• PROMPT:
Exactly the lines from the one with "Rebuild this chart" to the one with "2.1, 1.6, 1.25, 0.96, 0.88, 0.62, 0.39, 0.0]", both included, are to be printed again; leave out the rest.

(Charts and diagrams as code)
----

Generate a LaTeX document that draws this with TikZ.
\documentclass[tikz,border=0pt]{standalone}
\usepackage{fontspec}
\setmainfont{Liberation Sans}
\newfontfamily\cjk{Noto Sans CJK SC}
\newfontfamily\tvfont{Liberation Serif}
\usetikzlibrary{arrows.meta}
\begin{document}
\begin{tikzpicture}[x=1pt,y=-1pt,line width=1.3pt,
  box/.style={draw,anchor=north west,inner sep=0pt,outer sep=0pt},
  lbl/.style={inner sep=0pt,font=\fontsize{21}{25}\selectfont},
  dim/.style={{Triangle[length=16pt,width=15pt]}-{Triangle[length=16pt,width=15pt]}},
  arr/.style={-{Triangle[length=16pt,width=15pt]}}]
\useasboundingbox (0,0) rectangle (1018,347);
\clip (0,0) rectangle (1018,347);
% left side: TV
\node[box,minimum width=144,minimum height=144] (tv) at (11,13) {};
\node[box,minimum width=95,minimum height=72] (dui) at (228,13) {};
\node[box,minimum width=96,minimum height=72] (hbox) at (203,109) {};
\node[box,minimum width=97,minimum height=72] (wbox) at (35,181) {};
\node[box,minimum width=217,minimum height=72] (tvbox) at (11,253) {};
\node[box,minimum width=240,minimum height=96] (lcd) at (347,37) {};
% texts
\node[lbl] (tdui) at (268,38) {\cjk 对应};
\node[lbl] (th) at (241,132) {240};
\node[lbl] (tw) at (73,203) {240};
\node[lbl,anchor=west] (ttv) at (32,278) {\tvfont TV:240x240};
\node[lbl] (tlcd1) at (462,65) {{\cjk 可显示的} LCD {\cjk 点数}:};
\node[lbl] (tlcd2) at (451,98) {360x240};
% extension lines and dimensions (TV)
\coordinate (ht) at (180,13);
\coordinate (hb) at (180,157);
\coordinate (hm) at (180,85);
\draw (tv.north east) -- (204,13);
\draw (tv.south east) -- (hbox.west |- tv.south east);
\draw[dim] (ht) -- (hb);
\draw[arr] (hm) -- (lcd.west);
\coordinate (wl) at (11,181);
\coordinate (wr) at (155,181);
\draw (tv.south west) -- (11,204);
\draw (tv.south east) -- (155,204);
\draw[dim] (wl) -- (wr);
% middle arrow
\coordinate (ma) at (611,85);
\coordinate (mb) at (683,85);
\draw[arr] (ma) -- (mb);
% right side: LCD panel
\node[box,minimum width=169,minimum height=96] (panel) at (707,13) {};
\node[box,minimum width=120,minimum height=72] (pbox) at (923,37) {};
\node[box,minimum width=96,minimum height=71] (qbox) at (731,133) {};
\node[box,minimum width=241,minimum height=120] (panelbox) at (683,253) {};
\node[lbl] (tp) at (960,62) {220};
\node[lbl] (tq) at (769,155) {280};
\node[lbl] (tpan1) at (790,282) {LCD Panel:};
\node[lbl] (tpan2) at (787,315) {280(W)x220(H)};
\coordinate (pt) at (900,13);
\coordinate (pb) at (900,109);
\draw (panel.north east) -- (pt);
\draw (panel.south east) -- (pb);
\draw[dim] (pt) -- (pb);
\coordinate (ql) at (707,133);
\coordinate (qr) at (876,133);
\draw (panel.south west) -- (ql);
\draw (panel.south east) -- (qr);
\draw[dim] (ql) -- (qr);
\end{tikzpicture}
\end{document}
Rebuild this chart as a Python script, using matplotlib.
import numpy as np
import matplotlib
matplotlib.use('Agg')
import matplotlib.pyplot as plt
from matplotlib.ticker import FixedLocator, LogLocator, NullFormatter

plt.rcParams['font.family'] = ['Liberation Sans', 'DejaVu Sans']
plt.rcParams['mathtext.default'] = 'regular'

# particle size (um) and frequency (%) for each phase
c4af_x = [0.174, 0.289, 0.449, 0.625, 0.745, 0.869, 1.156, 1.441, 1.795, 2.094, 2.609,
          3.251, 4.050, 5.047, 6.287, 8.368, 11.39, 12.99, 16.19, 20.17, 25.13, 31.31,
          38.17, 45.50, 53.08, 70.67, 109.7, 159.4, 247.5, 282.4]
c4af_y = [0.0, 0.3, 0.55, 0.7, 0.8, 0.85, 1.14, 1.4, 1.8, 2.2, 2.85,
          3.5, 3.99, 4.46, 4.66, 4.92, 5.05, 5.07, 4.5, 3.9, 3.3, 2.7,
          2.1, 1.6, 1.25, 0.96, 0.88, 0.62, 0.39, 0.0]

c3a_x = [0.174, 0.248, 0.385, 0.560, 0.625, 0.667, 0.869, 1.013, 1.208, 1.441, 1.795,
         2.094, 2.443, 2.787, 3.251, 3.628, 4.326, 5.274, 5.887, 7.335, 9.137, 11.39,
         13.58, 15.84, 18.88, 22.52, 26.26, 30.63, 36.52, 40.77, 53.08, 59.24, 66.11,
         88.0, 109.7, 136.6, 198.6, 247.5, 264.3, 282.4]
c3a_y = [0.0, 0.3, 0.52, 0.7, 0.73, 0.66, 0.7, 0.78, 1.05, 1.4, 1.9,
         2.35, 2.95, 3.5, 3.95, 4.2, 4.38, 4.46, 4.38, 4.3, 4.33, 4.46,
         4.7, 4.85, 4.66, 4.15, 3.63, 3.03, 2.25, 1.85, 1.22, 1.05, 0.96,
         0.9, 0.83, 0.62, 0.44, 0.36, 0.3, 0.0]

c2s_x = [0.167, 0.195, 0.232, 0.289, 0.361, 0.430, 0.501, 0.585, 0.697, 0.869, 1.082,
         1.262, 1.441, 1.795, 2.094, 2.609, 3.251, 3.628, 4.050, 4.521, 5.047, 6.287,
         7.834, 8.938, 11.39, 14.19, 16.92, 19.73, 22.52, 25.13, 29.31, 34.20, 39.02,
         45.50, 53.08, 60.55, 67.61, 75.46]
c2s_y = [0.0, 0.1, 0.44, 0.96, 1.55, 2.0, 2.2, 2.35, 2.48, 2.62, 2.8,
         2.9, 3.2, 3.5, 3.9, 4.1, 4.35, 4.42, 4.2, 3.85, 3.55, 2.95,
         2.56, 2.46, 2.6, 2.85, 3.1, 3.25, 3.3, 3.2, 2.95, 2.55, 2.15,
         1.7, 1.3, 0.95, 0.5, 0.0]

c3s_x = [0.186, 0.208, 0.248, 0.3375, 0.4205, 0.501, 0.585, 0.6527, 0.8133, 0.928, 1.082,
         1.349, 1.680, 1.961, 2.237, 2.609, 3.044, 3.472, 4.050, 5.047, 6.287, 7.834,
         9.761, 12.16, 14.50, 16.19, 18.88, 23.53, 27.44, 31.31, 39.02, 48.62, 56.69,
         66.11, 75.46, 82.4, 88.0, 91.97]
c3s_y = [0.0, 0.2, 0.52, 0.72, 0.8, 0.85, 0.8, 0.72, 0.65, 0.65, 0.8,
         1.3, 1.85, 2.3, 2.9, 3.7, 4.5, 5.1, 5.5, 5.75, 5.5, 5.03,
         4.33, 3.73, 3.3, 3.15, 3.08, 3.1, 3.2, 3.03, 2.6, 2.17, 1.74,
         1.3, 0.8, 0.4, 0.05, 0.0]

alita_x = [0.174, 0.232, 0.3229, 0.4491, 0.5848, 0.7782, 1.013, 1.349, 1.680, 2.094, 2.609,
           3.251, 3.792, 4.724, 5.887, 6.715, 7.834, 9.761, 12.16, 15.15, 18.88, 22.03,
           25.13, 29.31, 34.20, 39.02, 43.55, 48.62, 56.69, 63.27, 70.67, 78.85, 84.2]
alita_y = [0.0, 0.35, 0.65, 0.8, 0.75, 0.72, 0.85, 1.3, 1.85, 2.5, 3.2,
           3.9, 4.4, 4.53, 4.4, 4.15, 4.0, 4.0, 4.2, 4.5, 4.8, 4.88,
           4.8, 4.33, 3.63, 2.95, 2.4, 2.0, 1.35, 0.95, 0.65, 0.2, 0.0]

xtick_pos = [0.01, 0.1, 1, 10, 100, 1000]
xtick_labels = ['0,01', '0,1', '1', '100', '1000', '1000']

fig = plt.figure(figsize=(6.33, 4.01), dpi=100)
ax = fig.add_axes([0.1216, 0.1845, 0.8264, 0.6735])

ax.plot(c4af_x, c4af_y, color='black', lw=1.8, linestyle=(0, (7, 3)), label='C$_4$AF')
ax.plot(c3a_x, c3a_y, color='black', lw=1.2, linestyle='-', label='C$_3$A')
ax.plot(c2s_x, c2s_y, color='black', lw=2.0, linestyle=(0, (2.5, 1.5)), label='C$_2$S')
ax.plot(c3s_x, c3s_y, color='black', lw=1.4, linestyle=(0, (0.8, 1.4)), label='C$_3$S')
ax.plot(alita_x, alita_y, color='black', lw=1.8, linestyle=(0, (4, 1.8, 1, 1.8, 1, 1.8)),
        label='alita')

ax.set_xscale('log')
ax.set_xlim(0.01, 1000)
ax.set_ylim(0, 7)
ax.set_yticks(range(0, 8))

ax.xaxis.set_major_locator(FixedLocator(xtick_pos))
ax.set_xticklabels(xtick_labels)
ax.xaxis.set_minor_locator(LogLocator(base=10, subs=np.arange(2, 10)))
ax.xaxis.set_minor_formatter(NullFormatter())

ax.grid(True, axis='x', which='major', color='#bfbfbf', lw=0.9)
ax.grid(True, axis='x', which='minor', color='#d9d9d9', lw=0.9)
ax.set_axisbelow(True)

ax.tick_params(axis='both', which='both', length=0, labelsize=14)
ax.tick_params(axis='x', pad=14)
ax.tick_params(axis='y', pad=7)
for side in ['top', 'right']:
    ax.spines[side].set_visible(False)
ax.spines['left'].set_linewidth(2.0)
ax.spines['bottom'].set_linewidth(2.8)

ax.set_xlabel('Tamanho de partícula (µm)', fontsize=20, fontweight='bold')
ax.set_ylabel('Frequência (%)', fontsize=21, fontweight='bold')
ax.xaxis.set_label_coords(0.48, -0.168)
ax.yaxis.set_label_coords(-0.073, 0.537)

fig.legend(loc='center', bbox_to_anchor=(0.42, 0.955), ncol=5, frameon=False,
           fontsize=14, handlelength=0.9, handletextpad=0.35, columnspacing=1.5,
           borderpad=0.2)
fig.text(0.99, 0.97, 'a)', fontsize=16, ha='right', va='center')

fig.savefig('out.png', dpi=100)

----

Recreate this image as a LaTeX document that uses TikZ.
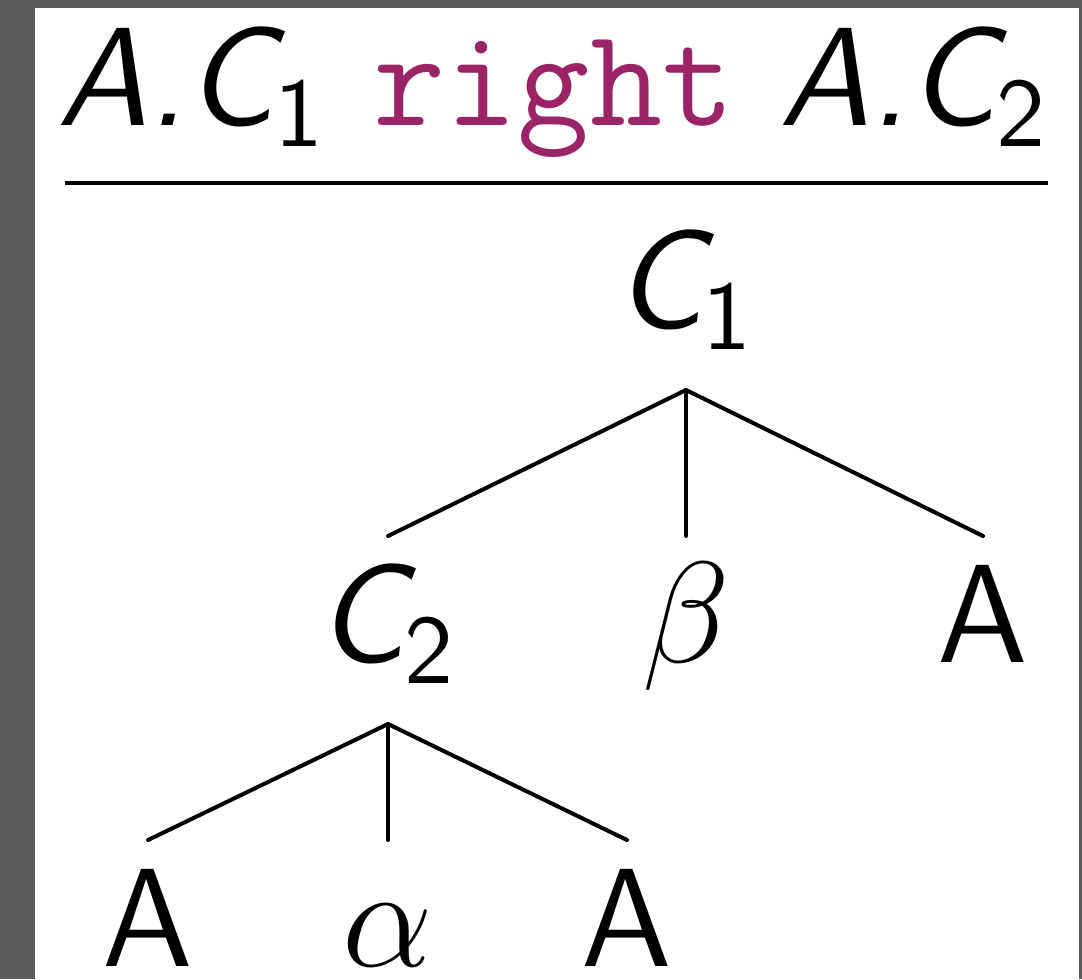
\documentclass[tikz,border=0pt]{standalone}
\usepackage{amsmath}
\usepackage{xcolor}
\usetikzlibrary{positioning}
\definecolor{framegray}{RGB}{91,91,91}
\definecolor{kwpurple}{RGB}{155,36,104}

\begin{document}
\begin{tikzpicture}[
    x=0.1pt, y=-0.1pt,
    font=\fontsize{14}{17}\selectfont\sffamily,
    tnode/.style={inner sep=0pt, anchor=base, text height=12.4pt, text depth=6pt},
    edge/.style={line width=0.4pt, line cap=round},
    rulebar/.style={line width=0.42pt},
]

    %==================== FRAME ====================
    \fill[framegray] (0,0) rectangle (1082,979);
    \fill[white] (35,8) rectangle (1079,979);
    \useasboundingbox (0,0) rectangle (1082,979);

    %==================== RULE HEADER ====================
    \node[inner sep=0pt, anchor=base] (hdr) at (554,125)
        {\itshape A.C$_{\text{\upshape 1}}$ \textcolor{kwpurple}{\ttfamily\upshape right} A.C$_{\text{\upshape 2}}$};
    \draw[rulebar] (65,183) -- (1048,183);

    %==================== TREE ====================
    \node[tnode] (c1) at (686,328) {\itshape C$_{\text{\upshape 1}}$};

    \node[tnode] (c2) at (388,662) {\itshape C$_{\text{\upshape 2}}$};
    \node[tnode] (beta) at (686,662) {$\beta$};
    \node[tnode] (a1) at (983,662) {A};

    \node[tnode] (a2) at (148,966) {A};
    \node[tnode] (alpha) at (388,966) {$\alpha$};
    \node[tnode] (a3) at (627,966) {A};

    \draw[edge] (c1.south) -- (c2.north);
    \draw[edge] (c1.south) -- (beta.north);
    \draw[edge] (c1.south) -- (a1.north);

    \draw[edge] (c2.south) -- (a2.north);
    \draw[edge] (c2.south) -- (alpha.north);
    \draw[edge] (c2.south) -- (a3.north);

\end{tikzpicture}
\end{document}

----

• EXPECTED ANSWER:
Rebuild this chart as a Python script, using matplotlib.
import numpy as np
import matplotlib
matplotlib.use('Agg')
import matplotlib.pyplot as plt
from matplotlib.ticker import FixedLocator, LogLocator, NullFormatter

plt.rcParams['font.family'] = ['Liberation Sans', 'DejaVu Sans']
plt.rcParams['mathtext.default'] = 'regular'

# particle size (um) and frequency (%) for each phase
c4af_x = [0.174, 0.289, 0.449, 0.625, 0.745, 0.869, 1.156, 1.441, 1.795, 2.094, 2.609,
          3.251, 4.050, 5.047, 6.287, 8.368, 11.39, 12.99, 16.19, 20.17, 25.13, 31.31,
          38.17, 45.50, 53.08, 70.67, 109.7, 159.4, 247.5, 282.4]
c4af_y = [0.0, 0.3, 0.55, 0.7, 0.8, 0.85, 1.14, 1.4, 1.8, 2.2, 2.85,
          3.5, 3.99, 4.46, 4.66, 4.92, 5.05, 5.07, 4.5, 3.9, 3.3, 2.7,
          2.1, 1.6, 1.25, 0.96, 0.88, 0.62, 0.39, 0.0]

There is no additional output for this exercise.